Ensures ethical standards are met
Reviewers check that participants were treated ethically before findings are shared.
weakness
Publication bias (file drawer problem)
Journals prefer positive or significant results → null or replication studies often rejected.
Creates a distorted scientific record (only “exciting” results seen).
Bias from reviewers
Personal, institutional, or theoretical bias may affect judgment.
Reviewers may favour well-known researchers or universities (status bias).
Gender and cultural bias
Research by women or non-Western psychologists may be judged less favourably.
Slow and time-consuming
Can take months or years → delays scientific progress.
Difficult to detect fraud
Reviewers rely on honesty of submitted data — can’t usually reanalyse raw data.
Anonymity issues
Anonymity can protect reviewers but may encourage harsh or unfair criticism.

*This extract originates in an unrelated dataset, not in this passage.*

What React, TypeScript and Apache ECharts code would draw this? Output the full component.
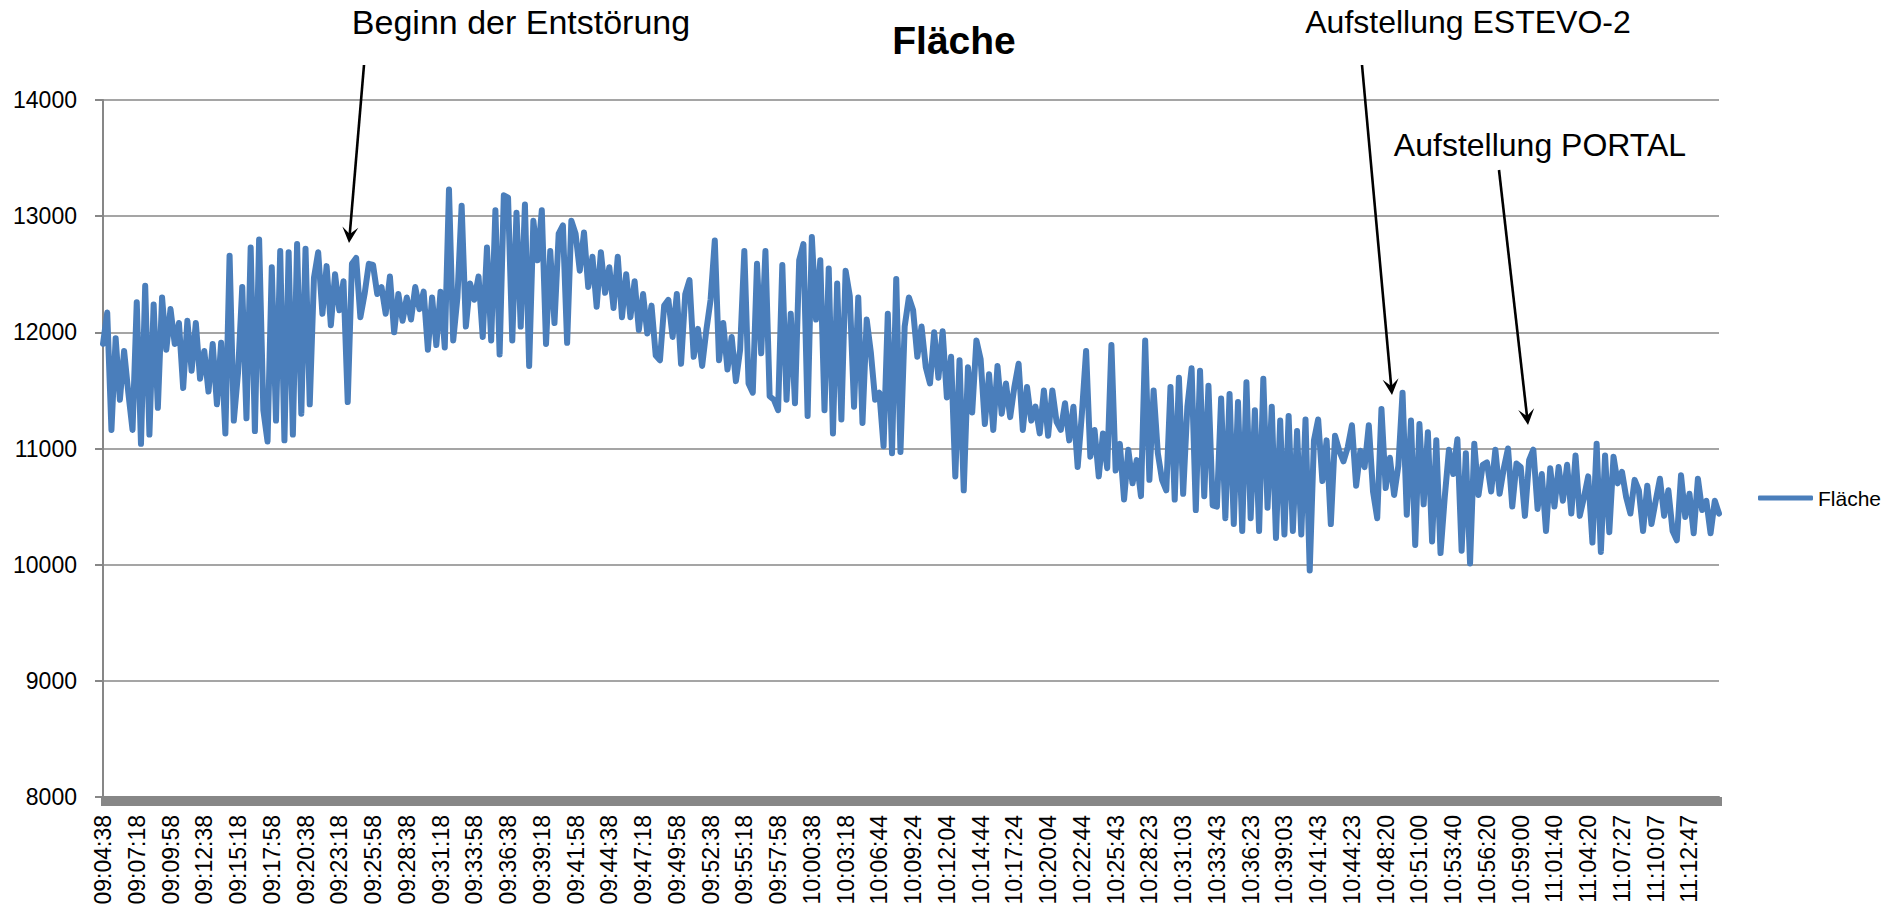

Lack of accountability if reviewer bias occurs.
types of bias in peer review
Publication bias (file drawer problem):
Studies with null or negative findings are often ignored or unpublished.
Leads to an unbalanced scientific record (only exciting results are seen).
Institutional bias:
Preference for well-known universities or famous researchers.
Gender bias:
Female researchers’ work may be judged less favourably in some fields.
Cultural bias:
Western, English-speaking researchers dominate the review process, disadvantaging non-Western studies.
solutions or improvements
Use open peer review: Reviewers’ names and comments are published — increases transparency.
Use peer pre-registration: Researchers publish their hypotheses and methods before collecting data (reduces bias).
Use multiple reviewers: Minimises individual bias.
Encourage publication of replications and null results.